April 19, 2024

Eduardo Padr?n, Floridian of the Year

A relentless advocate for community colleges, the Miami Dade College president gained the ear of President Obama and helped change the way the United States views community colleges.

Cynthia Barnett | 1/1/2010

Eduardo Padron

Eduardo J. Padrón

President of Miami Dade College since 1995

Higher-ed accessibility: "Too many young people don't even see college as a possibility. But when more than 80% of the new jobs in our economy require higher education, this is a crisis well beyond funding. This is a deficit of understanding."

Family: Divorced since 1980, Padrón has a son, Camilo, and two grandchildren.

Interests: He frequently attends the theater, ballet and symphony. He collects Latin American contemporary art as well as Venetian and contemporary glass.

Favorite book in 2009: "Team of Rivals: The Political Genius of Abraham Lincoln," by Doris Kearns Goodwin, for reinforcing his belief in the American democratic system.
[Photo: Brian Smith]

When newly appointed U.S. Secretary of Education Arne Duncan made his first official visit to a higher-educational institution last spring, he said it was no coincidence that he chose Miami Dade College.

Duncan said he wanted to underscore the point that "community colleges will play a big role in getting America back on its feet again, and they will no longer be undervalued and underutilized."

That has been the tireless message of Miami Dade President Eduardo J. Padrón in 2009, a year he spent using "every pulpit, every forum, every microphone at every level" to push his message that community colleges are the ladder America needs to climb out of its economic hole.

As the state's economy foundered in 2009, a well-established dynamic played out once again: A weak economy and unemployment boosted demand for the education and training services that community colleges provide even as they strained funding for the schools.

This past fall, Florida's community colleges saw the highest enrollment growth in their history, swelling by 10%. Statewide, they absorbed nearly 160,000 new students with 6% less funding overall. Like other community colleges, Miami Dade is offering more four-year degrees and creating new programs, from computer-game design to nuclear apprenticeships for utility FPL. But it is doing so with less money per student — 19% less — than before the housing bubble burst and a student population that is 15% larger.

"This is no way to operate," says Padrón, a Cuban-born economist. "There is no way this state is going to survive unless we look at the needs of our people and figure out what will make them prosper.

"That is access to college," he says, "and it must be available to all citizens."

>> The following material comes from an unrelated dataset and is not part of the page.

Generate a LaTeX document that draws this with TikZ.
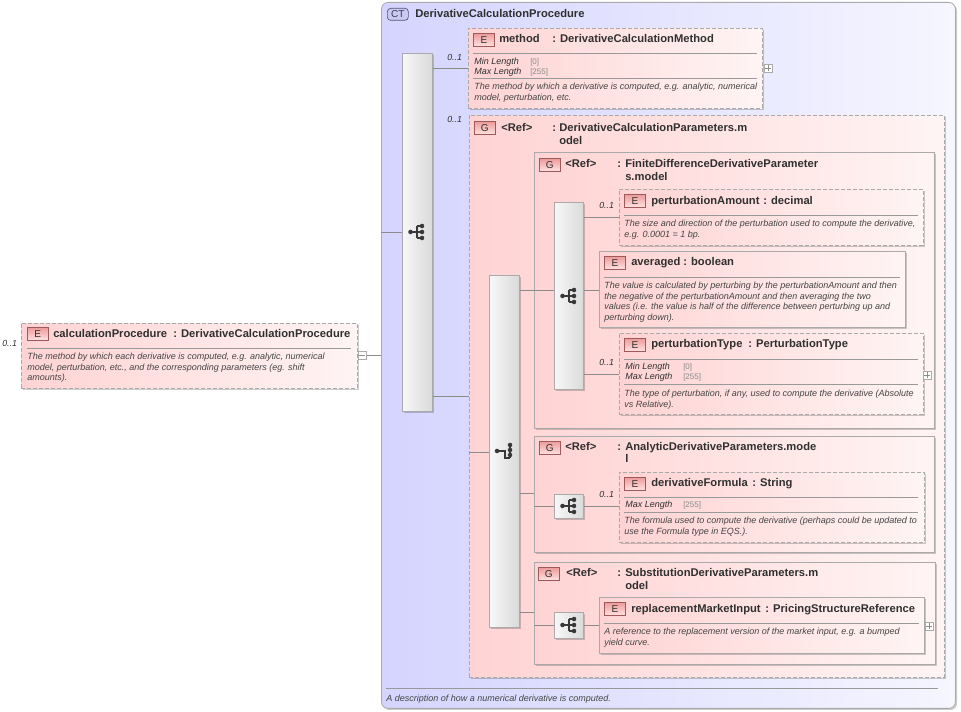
\documentclass[tikz,border=0pt]{standalone}
\usepackage{fontspec}
\setmainfont{Liberation Sans}
\usetikzlibrary{shadows,calc}
\definecolor{txt}{HTML}{303030}
\definecolor{dtxt}{HTML}{444444}
\definecolor{fv}{HTML}{8A8A8A}
\definecolor{bord}{HTML}{AAAAAA}
\definecolor{pinkL}{HTML}{FFD3D3}
\definecolor{pinkR}{HTML}{FFF4F4}
\definecolor{blueL}{HTML}{D4D4FF}
\definecolor{blueR}{HTML}{F6F6FF}
\definecolor{bdgT}{HTML}{EE9A9A}
\definecolor{bdgB}{HTML}{FFE2E2}
\definecolor{bdgD}{HTML}{9E5A5A}
\definecolor{ctB}{HTML}{C9C9F2}
\definecolor{ctD}{HTML}{55557F}
\definecolor{barL}{HTML}{F8F8F8}
\definecolor{barR}{HTML}{DADADA}
\definecolor{icon}{HTML}{383838}
\tikzset{
  wh/.style 2 args={minimum width=#1*0.75pt, minimum height=#2*0.75pt},
  shd/.style={drop shadow={shadow xshift=1.2pt, shadow yshift=-1.2pt, fill=black, opacity=0.2}},
  ebox/.style={draw=bord, line width=0.6pt, inner sep=0pt, anchor=north west, left color=pinkL, right color=pinkR, shd},
  dbox/.style={ebox, dash pattern=on 3pt off 1.5pt},
  seqbar/.style={draw=bord, line width=0.6pt, inner sep=0pt, anchor=north west, left color=barL, right color=barR, shd},
  badge/.style={draw=bdgD, line width=0.5pt, inner sep=0pt, anchor=north west, wh={21}{13}, top color=bdgT, bottom color=bdgB, font=\fontsize{7.5}{8}\selectfont, text=txt},
  ttl/.style={anchor=base west, inner sep=0pt, font=\fontsize{8.4}{10}\selectfont\bfseries, text=txt},
  dsc/.style={anchor=north west, inner sep=0pt, align=left, font=\fontsize{6.75}{7.9}\selectfont\itshape, text=dtxt},
  fct/.style={anchor=base west, inner sep=0pt, font=\fontsize{6.75}{7}\selectfont\itshape, text=txt},
  fval/.style={anchor=base west, inner sep=0pt, font=\fontsize{6}{7}\selectfont, text=fv},
  card/.style={anchor=base west, inner sep=0pt, font=\fontsize{6.6}{7}\selectfont\itshape, text=txt},
  conn/.style={draw=black!45, line width=0.6pt},
  sepl/.style={draw=black!40, line width=0.5pt},
  pm/.style={draw=bord, fill=white, inner sep=0pt, anchor=north west, wh={8}{8}},
}
\newcommand\seqicon[2]{%
  \begin{scope}[shift={(#1,#2)}]
    \draw[icon, line width=0.9pt] (-5.5,0)--(1,0) (1,-6)--(1,6) (1,-6)--(6,-6) (1,6)--(6,6) (1,0)--(6,0);
    \fill[icon] (-5.5,0) circle (1.7pt) (6,-6) circle (1.7pt) (6,0) circle (1.7pt) (6,6) circle (1.7pt);
  \end{scope}}
\newcommand\choiceicon[2]{%
  \begin{scope}[shift={(#1,#2)}]
    \draw[icon, line width=0.9pt] (-6,-1)--(2,-1)--(2,6)--(7,6) (7,-7)--(7,6);
    \fill[icon] (-6,-1) circle (1.7pt) (7,-7) circle (1.7pt) (7,-2) circle (1.7pt) (7,3) circle (1.7pt);
  \end{scope}}
\newcommand\plusbox[3]{%
  \node[pm] (#1) at (#2,#3) {};
  \draw[black!45, line width=0.4pt] ($(#1.center)+(-2.2pt,0)$) -- ($(#1.center)+(2.2pt,0)$) ($(#1.center)+(0,-2.2pt)$) -- ($(#1.center)+(0,2.2pt)$);}
\begin{document}
\begin{tikzpicture}[x=0.75pt,y=-0.75pt]
\useasboundingbox (0,0) rectangle (961,712);
\fill[white] (0,0) rectangle (961,712);

% ---------- complex type ----------
\node[draw=bord, line width=0.6pt, rounded corners=5pt, anchor=north west, wh={574}{706}, left color=blueL, right color=blueR, shd, inner sep=0pt] (ct) at (381,2) {};
\node[draw=ctD, line width=0.5pt, rounded corners=2.5pt, fill=ctB, anchor=north west, wh={21}{12}, inner sep=0pt, font=\fontsize{7.5}{8}\selectfont, text=ctD!70!black] (ctb) at (387,8) {CT};
\node[ttl] (ctt) at (415,18) {DerivativeCalculationProcedure};
\draw[sepl] (386,688) -- (938,688);
\node[dsc, anchor=base west] (ctd) at (386,701) {A description of how a numerical derivative is computed.};

% ---------- root element ----------
\node[dbox, wh={336}{65}] (calc) at (21,323) {};
\node[badge] (calcb) at (27,327) {E};
\node[ttl] (calcn) at (53,338) {calculationProcedure};
\node[ttl] (calct) at (173,338) {: DerivativeCalculationProcedure};
\draw[sepl] (27,348) -- (351,348);
\node[dsc] (calcd) at (27,353) {The method by which each derivative is computed, e.g. analytic, numerical\\model, perturbation, etc., and the corresponding parameters (eg. shift\\amounts).};
\node[card] (calcc) at (2,347) {0..1};
\node[pm] (cpm) at (358,351) {};
\draw[black!45, line width=0.4pt] ($(cpm.center)+(-2.2pt,0)$) -- ($(cpm.center)+(2.2pt,0)$);
\draw[conn] (cpm.east) -- (ct.west |- cpm.east);

% ---------- main sequence ----------
\node[seqbar, wh={30}{358}] (seq1) at (402,53) {};
\seqicon{416}{232}
\draw[conn] (ct.west |- 0,232) -- (seq1.west |- 0,232);

% ---------- method ----------
\node[dbox, wh={294}{80}] (meth) at (468,28) {};
\node[badge] (methb) at (473,33) {E};
\node[ttl] (methn) at (499,43) {method};
\node[ttl] (metht) at (552,43) {: DerivativeCalculationMethod};
\draw[sepl] (473,53) -- (757,53);
\node[fct] (methf1) at (474,65) {Min Length};
\node[fval] (methv1) at (530,65) {[0]};
\node[fct] (methf2) at (474,75) {Max Length};
\node[fval] (methv2) at (530,75) {[255]};
\draw[sepl] (473,78) -- (757,78);
\node[dsc] (methd) at (474,83) {The method by which a derivative is computed, e.g. analytic, numerical\\model, perturbation, etc.};
\node[card] (methc) at (447,61) {0..1};
\plusbox{mpm}{764}{64}
\draw[conn] (seq1.east |- 0,68) -- (meth.west |- 0,68);

% ---------- Ref group ----------
\node[dbox, wh={475}{562}] (grp) at (469,115) {};
\node[badge] (grpb) at (474,121) {G};
\node[ttl] (grpr) at (501,132) {<Ref>};
\node[ttl] (grpt) at (552,132) {:};
\node[ttl] (grpt2) at (559,132) {DerivativeCalculationParameters.m};
\node[ttl] (grpt3) at (559,145) {odel};
\node[card] (grpc) at (447,123) {0..1};
\draw[conn] (seq1.east |- 0,396) -- (grp.west |- 0,396);

% ---------- choice ----------
\node[seqbar, wh={30}{352}] (ch) at (489,275) {};
\choiceicon{503}{452}
\draw[conn] (grp.west |- 0,452) -- (ch.west |- 0,452);

% ---------- Finite difference group ----------
\node[ebox, wh={400}{276}] (fd) at (534,152) {};
\node[badge] (fdb) at (539,158) {G};
\node[ttl] (fdr) at (565,168) {<Ref>};
\node[ttl] (fdt) at (617,168) {:};
\node[ttl] (fdt2) at (625,168) {FiniteDifferenceDerivativeParameter};
\node[ttl] (fdt3) at (625,181) {s.model};
\draw[conn] (ch.east |- 0,290) -- (fd.west |- 0,290);
\node[seqbar, wh={29}{187}] (seq2) at (554,202) {};
\seqicon{568}{296}
\draw[conn] (fd.west |- 0,290) -- (seq2.west |- 0,290);

% perturbationAmount
\node[dbox, wh={304}{56}] (pa) at (619,189) {};
\node[badge] (pab) at (624,194) {E};
\node[ttl] (pan) at (651,205) {perturbationAmount};
\node[ttl] (pat) at (763,205) {: decimal};
\draw[sepl] (624,215) -- (918,215);
\node[dsc] (pad) at (624,220) {The size and direction of the perturbation used to compute the derivative,\\e.g. 0.0001 = 1 bp.};
\node[card] (pac) at (599,209) {0..1};
\draw[conn] (seq2.east |- 0,217) -- (pa.west |- 0,217);

% averaged
\node[ebox, wh={306}{76}] (av) at (599,251) {};
\node[badge] (avb) at (604,256) {E};
\node[ttl] (avn) at (631,266) {averaged};
\node[ttl] (avt) at (683,266) {: boolean};
\draw[sepl] (604,277) -- (900,277);
\node[dsc] (avd) at (604,282) {The value is calculated by perturbing by the perturbationAmount and then\\the negative of the perturbationAmount and then averaging the two\\values (i.e. the value is half of the difference between perturbing up and\\perturbing down).};
\draw[conn] (seq2.east |- 0,290) -- (av.west |- 0,290);

% perturbationType
\node[dbox, wh={304}{81}] (pt) at (619,333) {};
\node[badge] (ptb) at (624,338) {E};
\node[ttl] (ptn) at (651,348) {perturbationType};
\node[ttl] (ptt) at (748,348) {: PerturbationType};
\draw[sepl] (624,359) -- (918,359);
\node[fct] (ptf1) at (625,370) {Min Length};
\node[fval] (ptv1) at (683,370) {[0]};
\node[fct] (ptf2) at (625,380) {Max Length};
\node[fval] (ptv2) at (683,380) {[255]};
\draw[sepl] (624,384) -- (918,384);
\node[dsc] (ptd) at (624,390) {The type of perturbation, if any, used to compute the derivative (Absolute\\vs Relative).};
\node[card] (ptc) at (599,366) {0..1};
\plusbox{ppm}{923}{371}
\draw[conn] (seq2.east |- 0,374) -- (pt.west |- 0,374);

% ---------- Analytic group ----------
\node[ebox, wh={400}{116}] (an) at (534,436) {};
\node[badge] (anb) at (539,441) {G};
\node[ttl] (anr) at (565,451) {<Ref>};
\node[ttl] (ant) at (617,451) {:};
\node[ttl] (ant2) at (625,451) {AnalyticDerivativeParameters.mode};
\node[ttl] (ant3) at (625,463) {l};
\draw[conn] (ch.east |- 0,493) -- (an.west |- 0,493);
\node[seqbar, wh={29}{24}] (seq3) at (554,494) {};
\seqicon{568}{506}
\draw[conn] (an.west |- 0,506) -- (seq3.west |- 0,506);

\node[dbox, wh={305}{70}] (df) at (619,472) {};
\node[badge] (dfb) at (624,477) {E};
\node[ttl] (dfn) at (651,487) {derivativeFormula};
\node[ttl] (dft) at (752,487) {: String};
\draw[sepl] (624,497) -- (918,497);
\node[fct] (dff) at (625,508) {Max Length};
\node[fval] (dfv) at (683,508) {[255]};
\draw[sepl] (624,512) -- (918,512);
\node[dsc] (dfd) at (624,517) {The formula used to compute the derivative (perhaps could be updated to\\use the Formula type in EQS.).};
\node[card] (dfc) at (599,498) {0..1};
\draw[conn] (seq3.east |- 0,506) -- (df.west |- 0,506);

% ---------- Substitution group ----------
\node[ebox, wh={401}{102}] (sb) at (534,562) {};
\node[badge] (sbb) at (538,567) {G};
\node[ttl] (sbr) at (566,577) {<Ref>};
\node[ttl] (sbt) at (617,577) {:};
\node[ttl] (sbt2) at (625,577) {SubstitutionDerivativeParameters.m};
\node[ttl] (sbt3) at (625,590) {odel};
\draw[conn] (ch.east |- 0,612) -- (sb.west |- 0,612);
\node[seqbar, wh={29}{26}] (seq4) at (554,612) {};
\seqicon{568}{625}
\draw[conn] (sb.west |- 0,625) -- (seq4.west |- 0,625);

\node[ebox, wh={325}{56}] (rmi) at (599,597) {};
\node[badge] (rmib) at (604,602) {E};
\node[ttl] (rmin) at (631,613) {replacementMarketInput};
\node[ttl] (rmit) at (765,613) {: PricingStructureReference};
\draw[sepl] (604,623) -- (919,623);
\node[dsc] (rmid) at (604,628) {A reference to the replacement version of the market input, e.g. a bumped\\yield curve.};
\plusbox{rpm}{925}{622}
\draw[conn] (seq4.east |- 0,625) -- (rmi.west |- 0,625);

\end{tikzpicture}
\end{document}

Padrón understands issues of access on a personal level. He came to Miami at age 15 during Operation Pedro Pan — the exodus of 14,000 Cuban children to the U.S. between 1960 and 1962. He says that after he graduated from Miami Senior High School in 1963, he "applied everywhere" to college and was rejected everywhere, with one exception: Miami Dade College.

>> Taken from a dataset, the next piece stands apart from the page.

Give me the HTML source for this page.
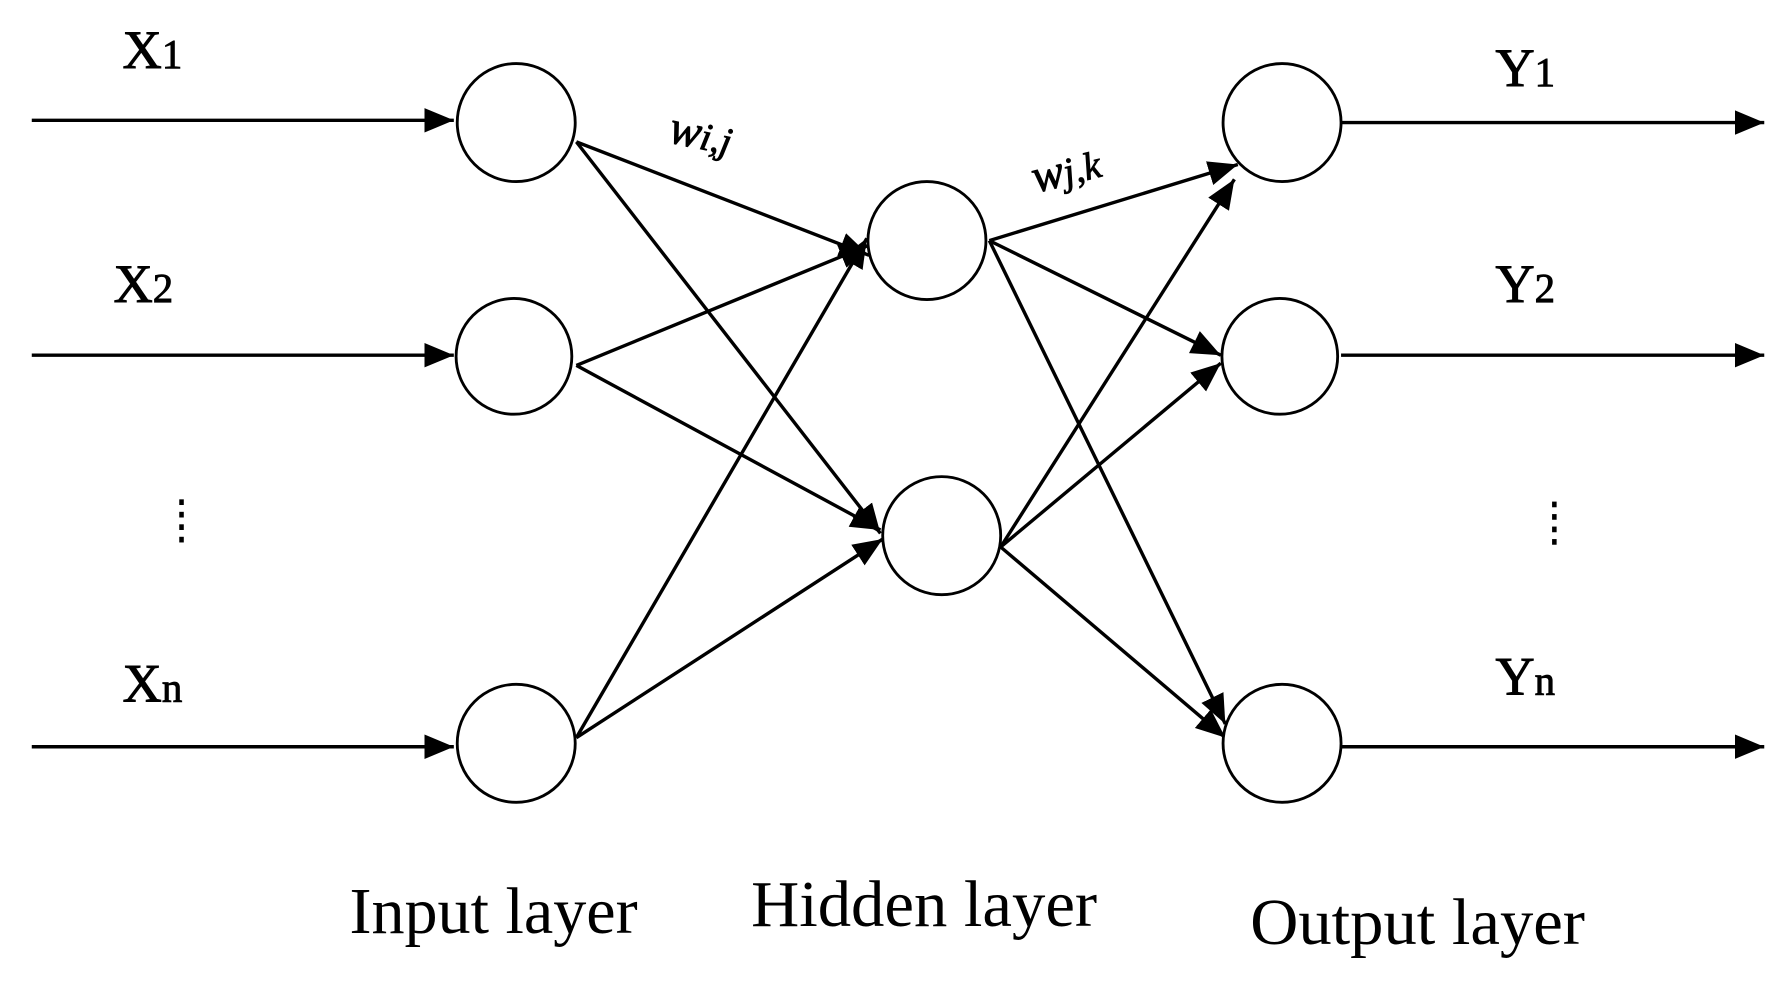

"This place changed my life," he says. "I am what I am because of this place."

After studying business at the then-two-year college, Padrón earned his bachelor's in economics from Florida Atlantic University and master's and doctoral degrees in economics from the University of Florida. He returned to Miami Dade College in the fall of 1970 as an assistant professor of economics. He has never left. Padrón was president of the college's urban Wolfson campus from 1980 to 1995, when he was named president of the massive, eight-campus college.

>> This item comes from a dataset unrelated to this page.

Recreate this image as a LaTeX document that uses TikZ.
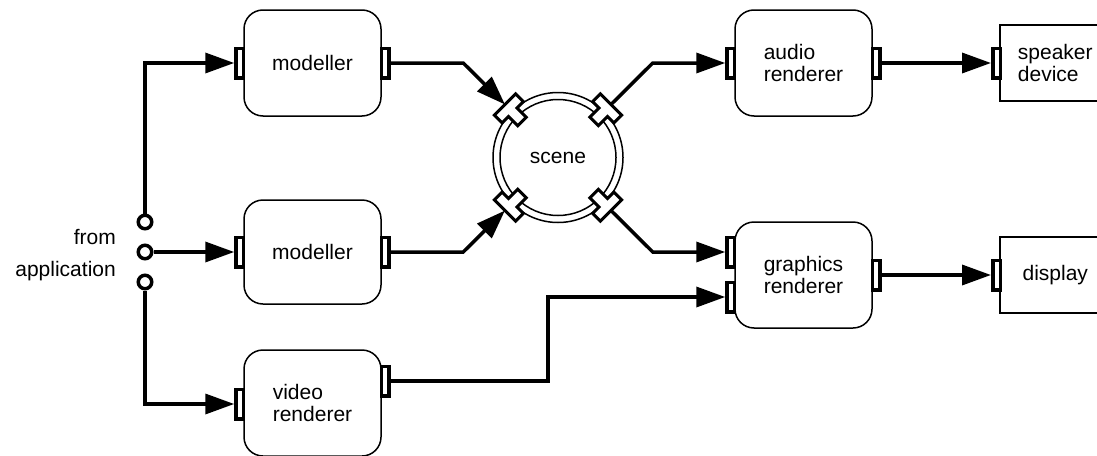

"He represents the aspirations that people have, and he represents the opportunity to fill those aspirations," says Will Holcombe, chancellor of Florida's College System that oversees the state's 28 community colleges.

Padrón has a long history of advocacy for community colleges and particularly for trying to provide poor and minority students access to college. With 170,000 students, Miami Dade is one of the largest colleges in the nation and enrolls more minority students and more Pell Grant recipients than any other undergraduate college. Miami Dade graduates more minorities than any other institution in the United States, including the largest numbers of Hispanics and African-Americans.

What distinguished Padrón in 2009 — and what makes him Florida Trend's Floridian of the Year — was his influence. Padrón spent the year as chairman of the Association of American Colleges and Universities. He was the first Floridian, the first Hispanic and the first community college president to lead the national group.

Perhaps most important, he gained the ear of President Barack Obama, who has come to see community colleges as crucial to his 2020 goal of achieving the world's highest proportion of college graduates.

"In the past year, there has been a transformational change in the conversation" about American community colleges, says Holcombe. "President Obama is part of it, and many other leaders are part of it, and Eduardo is probably the best example of those leaders who are having an impact."